Students and faculty were understandably upset by Nashville and Knoxville’s discriminatory practice, which they protested to school officials for many months before finally resorting to contacting the ACLU of Tennessee. When the ACLU and the Tennessee affiliate investigated, it quickly became apparent that about 80 percent of Tennessee school districts were using the same Internet filtering software as Nashville and Knoxville, strongly suggesting that all of these schools were blocking access to the LGBT-supportive websites.

After Nashville and Knoxville ignored written requests from the ACLU that they change their policy, we sued the school districts on behalf of a courageous group of students and a school librarian who decided to take a public stand.

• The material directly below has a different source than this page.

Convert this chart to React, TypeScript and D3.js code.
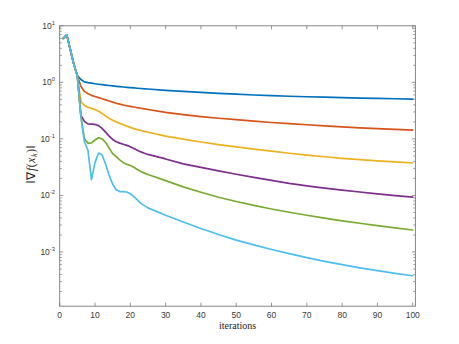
import React from "react";
import * as d3 from "d3";

const iterations = [
  1, 2, 3, 4, 5, 6, 7, 8, 9, 10, 11, 12, 13, 14, 15, 16, 17, 18, 19, 20, 21, 22, 23, 24, 25,
  30, 35, 40, 45, 50, 55, 60, 65, 70, 75, 80, 85, 90, 95, 100,
];

const series1 = [
  6.0, 6.9, 3.8, 2.1, 1.32, 1.12, 1.02, 0.989, 0.966, 0.944, 0.925, 0.908, 0.893, 0.879, 0.865,
  0.851, 0.839, 0.828, 0.817, 0.807, 0.796, 0.787, 0.778, 0.769, 0.762,
  0.724, 0.692, 0.664, 0.638, 0.617, 0.598, 0.582, 0.568, 0.556, 0.546, 0.536, 0.527, 0.52, 0.513, 0.507,
];
const series2 = [
  6.0, 6.9, 3.8, 2.1, 1.29, 0.851, 0.692, 0.631, 0.589, 0.562, 0.537, 0.513, 0.49, 0.468, 0.447,
  0.427, 0.412, 0.398, 0.385, 0.376, 0.366, 0.356, 0.348, 0.339, 0.331,
  0.295, 0.269, 0.248, 0.232, 0.219, 0.207, 0.195, 0.186, 0.178, 0.17, 0.163, 0.157, 0.152, 0.147, 0.143,
];
const series3 = [
  6.0, 6.9, 3.8, 2.1, 1.29, 0.457, 0.389, 0.363, 0.347, 0.331, 0.309, 0.282, 0.254, 0.232, 0.214,
  0.2, 0.188, 0.178, 0.168, 0.16, 0.152, 0.146, 0.141, 0.136, 0.131,
  0.112, 0.0989, 0.0881, 0.0794, 0.0721, 0.0661, 0.0607, 0.0558, 0.0518, 0.0483, 0.0454, 0.0431, 0.041, 0.0392, 0.0375,
];
const series4 = [
  6.0, 6.9, 3.8, 2.1, 1.29, 0.263, 0.204, 0.184, 0.182, 0.18, 0.172, 0.153, 0.132, 0.112, 0.0977,
  0.0891, 0.0841, 0.0804, 0.0767, 0.0724, 0.0676, 0.0631, 0.0589, 0.0556, 0.0531,
  0.0442, 0.0361, 0.0313, 0.0272, 0.0237, 0.0209, 0.0185, 0.0164, 0.0148, 0.0135, 0.0124, 0.0115, 0.0107, 0.00995, 0.00933,
];
const series5 = [
  6.0, 6.9, 3.8, 2.1, 1.29, 0.251, 0.1, 0.0841, 0.0851, 0.0955, 0.105, 0.1, 0.0871, 0.0692, 0.055,
  0.0484, 0.0427, 0.038, 0.0355, 0.0339, 0.0316, 0.0288, 0.0266, 0.0248, 0.0234,
  0.0183, 0.0142, 0.0114, 0.0093, 0.00782, 0.00667, 0.00575, 0.00504, 0.00446, 0.00397, 0.00356, 0.00322, 0.00292, 0.00267, 0.00245,
];
const series6 = [
  6.0, 6.9, 3.8, 2.1, 1.29, 0.251, 0.0891, 0.0631, 0.0191, 0.038, 0.0562, 0.0525, 0.0355, 0.0229, 0.0158,
  0.0126, 0.0117, 0.0117, 0.0115, 0.0107, 0.00955, 0.00832, 0.00724, 0.00661, 0.00603,
  0.00447, 0.00339, 0.0026, 0.00204, 0.00162, 0.001334, 0.001109, 0.000933, 0.000794, 0.000684, 0.000596, 0.000525, 0.000468, 0.00042, 0.00038,
];

const allSeries = [series1, series2, series3, series4, series5, series6];
const seriesColors = ["#0072BD", "#D95319", "#EDB120", "#7E2F8E", "#77AC30", "#4DBEEE"];
const xTicks = [0, 10, 20, 30, 40, 50, 60, 70, 80, 90, 100];
const yTickExponents = [1, 0, -1, -2, -3];
const xLabel = "iterations";

export default function App() {
  const W = 459;
  const H = 344;
  const left = 59.7;
  const right = 415.4;
  const top = 25.8;
  const bottom = 306.2;

  const x = d3.scaleLinear().domain([0, 100.75]).range([left, right]);
  const y = d3.scaleLog().domain([1.1e-4, 10]).range([bottom, top]);

  const line = d3
    .line<[number, number]>()
    .x((d) => x(d[0]))
    .y((d) => y(d[1]))
    .curve(d3.curveLinear);

  const minorTicks = y.ticks().filter((v) => {
    const e = Math.log10(v);
    return Math.abs(e - Math.round(e)) > 1e-6;
  });

  const axisColor = "#7a7a7a";
  const textColor = "#3a3a3a";
  const sans = "'Liberation Sans', Arial, sans-serif";
  const serif = "'Liberation Serif', 'Times New Roman', serif";

  return (
    <svg
      width={W}
      height={H}
      viewBox={`0 0 ${W} ${H}`}
      style={{ position: "absolute", left: 0, top: 0, background: "#fff" }}
    >
      <rect x={0} y={0} width={W} height={H} fill="#fff" />
      <defs>
        <clipPath id="plotclip">
          <rect x={left} y={top} width={right - left} height={bottom - top} />
        </clipPath>
      </defs>

      <g clipPath="url(#plotclip)">
        {allSeries.map((s, i) => (
          <path
            key={i}
            d={line(iterations.map((it, j) => [it, s[j]] as [number, number])) || ""}
            fill="none"
            stroke={seriesColors[i]}
            strokeWidth={1.7}
            strokeLinejoin="round"
            strokeLinecap="round"
          />
        ))}
      </g>

      <rect
        x={left}
        y={top}
        width={right - left}
        height={bottom - top}
        fill="none"
        stroke={axisColor}
        strokeWidth={0.9}
      />

      {xTicks.map((t) => (
        <g key={"x" + t}>
          <line x1={x(t)} x2={x(t)} y1={bottom} y2={bottom - 3.5} stroke={axisColor} strokeWidth={0.8} />
          <line x1={x(t)} x2={x(t)} y1={top} y2={top + 3.5} stroke={axisColor} strokeWidth={0.8} />
          <text
            x={x(t)}
            y={318}
            textAnchor="middle"
            style={{ fontFamily: sans }}
            fontSize={8.5}
            fill={textColor}
          >
            {t}
          </text>
        </g>
      ))}

      {yTickExponents.map((e) => {
        const v = Math.pow(10, e);
        const yy = y(v);
        return (
          <g key={"y" + e}>
            <line x1={left} x2={left + 3.5} y1={yy} y2={yy} stroke={axisColor} strokeWidth={0.8} />
            <line x1={right} x2={right - 3.5} y1={yy} y2={yy} stroke={axisColor} strokeWidth={0.8} />
            <text
              x={55}
              y={yy + 3}
              textAnchor="end"
              style={{ fontFamily: sans }}
              fontSize={8.5}
              fill={textColor}
            >
              10
              <tspan dy={-4} fontSize={5.8}>
                {e}
              </tspan>
            </text>
          </g>
        );
      })}

      {minorTicks.map((v, i) => {
        const yy = y(v);
        if (yy < top || yy > bottom) return null;
        return (
          <g key={"m" + i}>
            <line x1={left} x2={left + 2.2} y1={yy} y2={yy} stroke={axisColor} strokeWidth={0.7} />
            <line x1={right} x2={right - 2.2} y1={yy} y2={yy} stroke={axisColor} strokeWidth={0.7} />
          </g>
        );
      })}

      <text
        x={(left + right) / 2}
        y={328.5}
        textAnchor="middle"
        style={{ fontFamily: serif }}
        fontSize={10}
        fill="#222"
      >
        {xLabel}
      </text>

      <text
        transform={`translate(35, ${(top + bottom) / 2 - 2}) rotate(-90)`}
        textAnchor="middle"
        style={{ fontFamily: serif, letterSpacing: "0.6px" }}
        fontSize={11.5}
        fill="#222"
      >
        {"\u2016\u2207"}
        <tspan fontStyle="italic">f</tspan>
        {"("}
        <tspan fontStyle="italic">x</tspan>
        <tspan fontStyle="italic" fontSize={8} dy={2}>
          k
        </tspan>
        <tspan dy={-2}>{")\u2016"}</tspan>
      </text>
    </svg>
  );
}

One of those students, Bryanna Shelton, shared her thoughts when the case was first filed in this video.

The school districts hastily backed down and stopped blocking the educational Web sites. And in a very heartening move, all of the other school districts using the same filtering software appear to have changed their blocking practices as well.

Some of the press coverage of the settlement quotes a school official as saying that “the lawsuit is dismissed with prejudice meaning it can never be brought again. It’s over.” That’s not the case. The court’s order specifically provides that, if the schools violate the agreement and start blocking the websites again without adequate justification, the court will take up the case again. The settlement also obligates the school districts to inform the ACLU of Tennessee if it starting blocking the websites. The ACLU intends to make sure that the schools do not resume their unconstitutional filtering practice.